- Genre: Comedy
- Written by: Andy Breckman
- Directed by: Richard Benjamin
- Starring: Daniel Stern; Julie Hagerty; David Rasche; Paul Giamatti;
- Music by: Cynthia Millar
- Country of origin: United States
- Original language: English

Production
- Executive producers: Carol Baum; Sandy Gallin; Scott Immergut;
- Producer: Jeffrey Lampert
- Cinematography: Ron Orieux
- Editor: Jacqueline Cambas
- Running time: 89 minutes
- Production companies: Disney Telefilms; Sandollar Productions;

Original release
- Network: ABC
- Release: April 5, 1998

= Tourist Trap (1998 film) =

Tourist Trap is a 1998 American made-for-television comedy film that first aired as part of The Wonderful World of Disney on ABC on October 5, 1997 and produced by Disney Telefilms and Sandollar Productions.

==Plot==
A middle aged father sets out on an RV trip with his family, to follow in the footsteps of his great grandfather based on an old Civil War diary.

==Cast==
- Daniel Stern as George W. Piper
- Julie Hagerty as Bess Piper
- David Rasche as Derek Early
- Paul Giamatti as Jeremiah Piper
- Margot Finley as Rachel Piper
- Ryan Reynolds as Wade Early
- Walter Olkewicz as Mr. Bloom
- Rodney Eastman as Stork
- Blair Slater as Josh Piper
- Brendan Fletcher as Kyle Early

==Production==
In December 1996, it was reported that Andy Breckman scripted Tourist Trap would be co-produced with Sandollar Productions as part of a slate of projects to be developed as a television films for American Broadcasting Company.
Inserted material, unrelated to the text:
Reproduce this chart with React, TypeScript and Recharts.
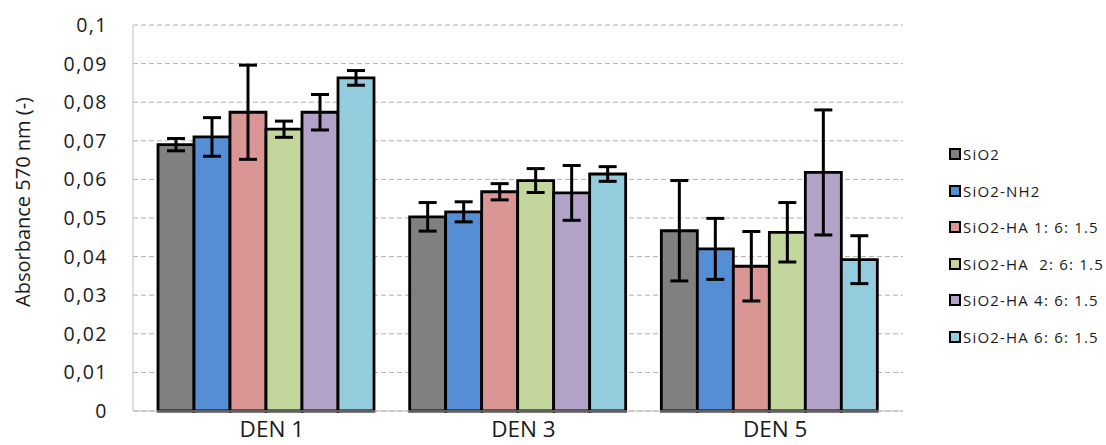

Richard Benjamin would serve as director while the cast would consist of Daniel Stern, Julie Hagerty, and Paul Giamatti.

The film was shot from June through July 1997.

==Broadcast and reception==
Tourist Trap was broadcast as a television film for The Wonderful World of Disney on April 5, 1998. The film was released on home video on May 16, 2000.

It received a negative review from Bob Batz in the Dayton Daily News.